§ Your goal
Review the material line by line. Identify and copy every line that contains the string "this".

§ Data supplied
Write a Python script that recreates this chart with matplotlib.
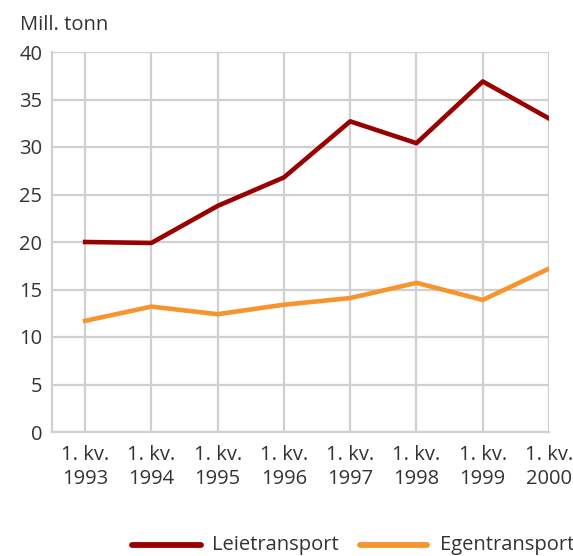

* * *

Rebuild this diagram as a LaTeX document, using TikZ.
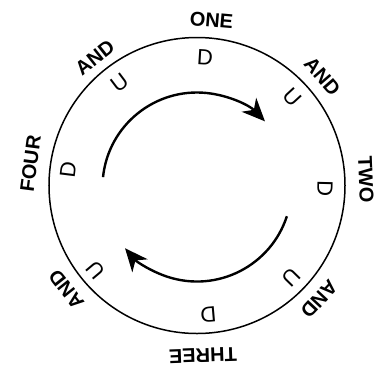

...

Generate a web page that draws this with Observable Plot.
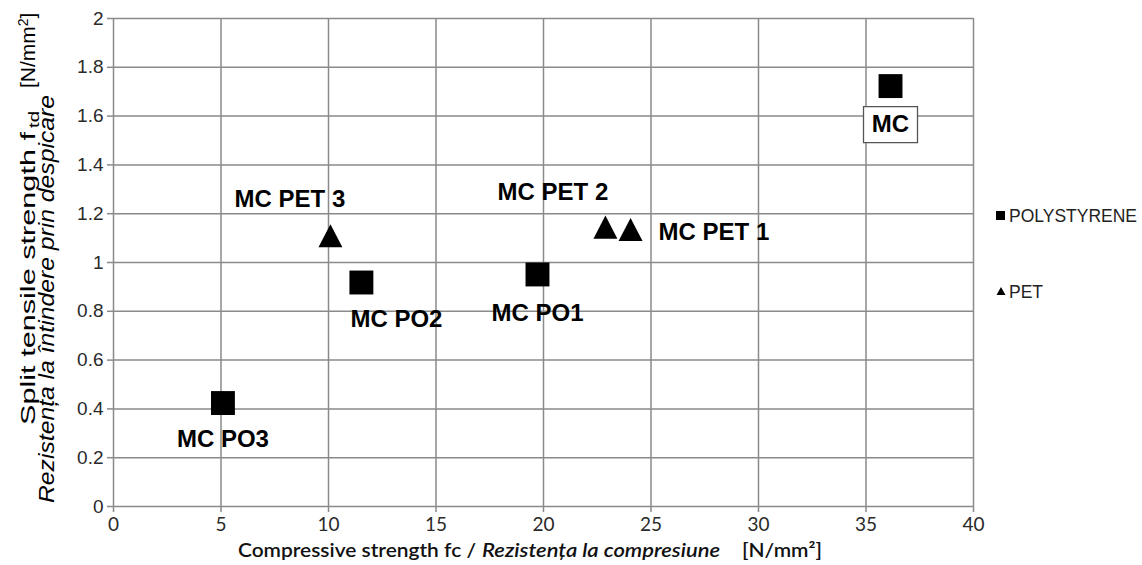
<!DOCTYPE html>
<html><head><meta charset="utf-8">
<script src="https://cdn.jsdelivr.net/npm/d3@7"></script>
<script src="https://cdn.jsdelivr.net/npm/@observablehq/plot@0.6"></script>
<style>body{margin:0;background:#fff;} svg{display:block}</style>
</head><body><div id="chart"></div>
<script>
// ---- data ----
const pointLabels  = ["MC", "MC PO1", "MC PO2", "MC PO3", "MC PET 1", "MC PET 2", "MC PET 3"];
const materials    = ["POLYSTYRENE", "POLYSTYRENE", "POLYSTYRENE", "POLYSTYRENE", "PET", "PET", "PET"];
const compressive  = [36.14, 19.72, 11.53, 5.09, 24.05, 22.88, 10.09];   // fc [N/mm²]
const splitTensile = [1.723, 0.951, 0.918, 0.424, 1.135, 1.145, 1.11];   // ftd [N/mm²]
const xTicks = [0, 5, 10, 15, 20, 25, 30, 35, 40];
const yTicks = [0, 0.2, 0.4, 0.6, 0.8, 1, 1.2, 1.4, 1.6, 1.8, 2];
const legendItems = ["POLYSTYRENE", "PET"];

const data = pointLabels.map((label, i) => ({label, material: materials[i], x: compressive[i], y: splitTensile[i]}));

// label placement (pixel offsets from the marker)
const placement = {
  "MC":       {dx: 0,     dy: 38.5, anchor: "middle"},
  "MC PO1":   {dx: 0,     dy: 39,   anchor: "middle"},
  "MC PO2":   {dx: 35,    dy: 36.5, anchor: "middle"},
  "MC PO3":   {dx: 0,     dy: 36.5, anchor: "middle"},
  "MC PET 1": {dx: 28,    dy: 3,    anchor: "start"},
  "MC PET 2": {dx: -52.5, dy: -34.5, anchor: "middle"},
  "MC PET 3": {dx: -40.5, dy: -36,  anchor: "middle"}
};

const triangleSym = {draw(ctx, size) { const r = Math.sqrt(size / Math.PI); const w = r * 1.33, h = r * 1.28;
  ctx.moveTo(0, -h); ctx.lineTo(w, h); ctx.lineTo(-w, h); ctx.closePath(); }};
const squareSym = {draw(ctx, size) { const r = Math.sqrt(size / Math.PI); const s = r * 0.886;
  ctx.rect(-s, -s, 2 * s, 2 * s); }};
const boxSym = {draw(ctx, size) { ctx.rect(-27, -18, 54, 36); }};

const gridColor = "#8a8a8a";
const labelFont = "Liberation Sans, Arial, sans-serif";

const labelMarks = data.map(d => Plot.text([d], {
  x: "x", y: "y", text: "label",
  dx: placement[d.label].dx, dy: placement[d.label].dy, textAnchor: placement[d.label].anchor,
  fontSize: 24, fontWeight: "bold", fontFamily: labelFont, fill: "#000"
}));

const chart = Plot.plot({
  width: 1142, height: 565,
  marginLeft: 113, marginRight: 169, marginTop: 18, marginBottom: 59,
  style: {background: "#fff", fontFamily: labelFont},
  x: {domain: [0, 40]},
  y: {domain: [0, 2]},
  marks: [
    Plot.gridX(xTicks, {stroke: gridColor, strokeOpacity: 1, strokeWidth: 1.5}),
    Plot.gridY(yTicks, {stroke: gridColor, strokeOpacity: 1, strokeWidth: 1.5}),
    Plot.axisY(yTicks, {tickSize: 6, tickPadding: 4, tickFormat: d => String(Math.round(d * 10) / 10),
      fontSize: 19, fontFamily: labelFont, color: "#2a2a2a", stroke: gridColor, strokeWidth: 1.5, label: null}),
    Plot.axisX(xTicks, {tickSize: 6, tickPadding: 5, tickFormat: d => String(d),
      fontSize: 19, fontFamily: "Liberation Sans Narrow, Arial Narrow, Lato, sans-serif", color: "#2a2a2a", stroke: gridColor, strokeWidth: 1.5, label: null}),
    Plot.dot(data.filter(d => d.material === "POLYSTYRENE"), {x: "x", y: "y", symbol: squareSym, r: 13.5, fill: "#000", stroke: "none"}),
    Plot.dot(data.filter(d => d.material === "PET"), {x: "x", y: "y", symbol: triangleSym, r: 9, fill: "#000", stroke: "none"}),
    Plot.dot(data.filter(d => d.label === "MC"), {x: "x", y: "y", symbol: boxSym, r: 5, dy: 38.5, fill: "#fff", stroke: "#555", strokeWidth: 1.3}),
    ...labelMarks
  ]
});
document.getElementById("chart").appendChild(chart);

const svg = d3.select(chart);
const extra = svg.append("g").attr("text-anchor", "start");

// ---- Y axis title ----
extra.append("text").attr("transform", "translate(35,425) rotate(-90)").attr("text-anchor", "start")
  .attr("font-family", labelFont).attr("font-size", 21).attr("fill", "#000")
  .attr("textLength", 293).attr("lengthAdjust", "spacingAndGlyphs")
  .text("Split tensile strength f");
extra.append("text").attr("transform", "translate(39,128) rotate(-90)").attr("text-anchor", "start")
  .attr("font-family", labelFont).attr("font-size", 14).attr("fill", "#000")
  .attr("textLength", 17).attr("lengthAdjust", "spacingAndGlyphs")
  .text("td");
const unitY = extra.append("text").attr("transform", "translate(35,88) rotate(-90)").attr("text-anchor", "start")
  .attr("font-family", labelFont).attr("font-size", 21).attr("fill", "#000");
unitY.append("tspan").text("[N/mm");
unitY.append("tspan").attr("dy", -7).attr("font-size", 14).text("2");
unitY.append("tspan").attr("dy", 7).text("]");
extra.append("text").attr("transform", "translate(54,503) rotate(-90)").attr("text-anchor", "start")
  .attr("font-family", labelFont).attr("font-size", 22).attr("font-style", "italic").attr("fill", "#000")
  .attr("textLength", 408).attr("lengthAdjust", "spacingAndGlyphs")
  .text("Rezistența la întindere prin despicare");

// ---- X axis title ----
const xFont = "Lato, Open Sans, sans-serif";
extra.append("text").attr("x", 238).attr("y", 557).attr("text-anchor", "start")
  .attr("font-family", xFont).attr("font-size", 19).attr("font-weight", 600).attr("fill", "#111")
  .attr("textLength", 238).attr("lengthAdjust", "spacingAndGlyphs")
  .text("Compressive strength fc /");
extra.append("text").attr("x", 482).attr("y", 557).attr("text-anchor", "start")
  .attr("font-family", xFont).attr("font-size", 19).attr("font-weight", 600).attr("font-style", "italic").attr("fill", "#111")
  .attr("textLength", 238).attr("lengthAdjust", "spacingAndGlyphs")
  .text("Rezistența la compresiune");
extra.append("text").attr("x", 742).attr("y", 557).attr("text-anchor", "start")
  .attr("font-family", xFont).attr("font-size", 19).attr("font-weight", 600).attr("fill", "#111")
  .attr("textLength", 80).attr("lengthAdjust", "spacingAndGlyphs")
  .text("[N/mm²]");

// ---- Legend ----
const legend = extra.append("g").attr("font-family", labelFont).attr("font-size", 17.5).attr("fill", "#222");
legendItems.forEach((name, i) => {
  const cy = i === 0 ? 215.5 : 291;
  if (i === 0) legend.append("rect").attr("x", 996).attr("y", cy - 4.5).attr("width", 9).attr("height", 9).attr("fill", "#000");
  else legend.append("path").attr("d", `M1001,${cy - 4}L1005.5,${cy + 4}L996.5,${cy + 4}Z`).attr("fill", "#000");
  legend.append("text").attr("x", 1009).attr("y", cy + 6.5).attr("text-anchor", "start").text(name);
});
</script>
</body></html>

§ Exercise response
Write a Python script that recreates this chart with matplotlib.
Rebuild this diagram as a LaTeX document, using TikZ.
Generate a web page that draws this with Observable Plot.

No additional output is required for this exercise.